Drug addiction has been deemed a social problem for more than a century due to the subsequent effects that society has to bear. Drug addiction has the propensity to bring theft, prostitution, poverty, street families, and different transferable diseases to society. As such, drug addiction has been considered a social threat for a long time with laws and policies being passed to monitor and impede the rate of addiction. However, the development in science and the deeper understanding of drugs has led to the discovery that drug addiction can not only be caused by inappropriate behavioral patterns but by illness or disease as well. Consequently, society has been more tolerant of drug dependence and addiction with social programs being developed to help the drug addicts in the community. Consequently, the attitudes of the social problem of addiction and dependence have changed drastically from those held in the early to mid 20th century.

References

Board on Behavioral, Cognitive, and Sensory Sciences and Education (BCSSE). (2004). New Treatments for Addiction: Behavioral, Ethical, Legal, and Social Questions. Web.

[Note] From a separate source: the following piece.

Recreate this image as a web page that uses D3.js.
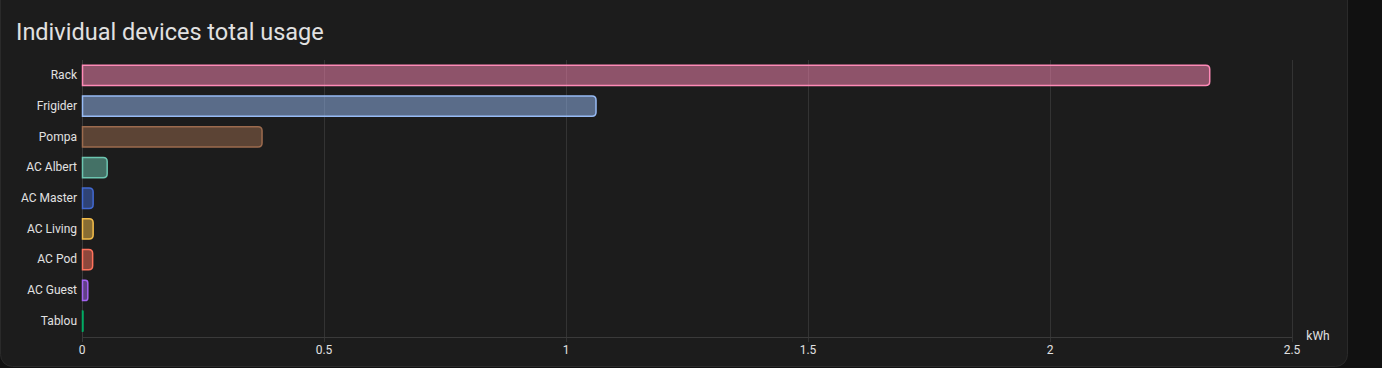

Bonnie, R and Whitebread, C., H. (2007). The Forbidden Fruit and the Tree Of Knowledge: An Inquiry into the Legal History of American Marijuana Prohibition. Web.

McCabe S, et al (2009). ‘Subtypes of non-medical prescription drug misuse’. Drug Alcohol Depend, Vol. 102, No. 3, pp. 63–70.

Schaler, J. (1997). ‘Addiction Beliefs of Treatment Providers: Factors Explaining Variance.’ Addiction Research & Theory, Vol. 4, No.4, pp. 367–384.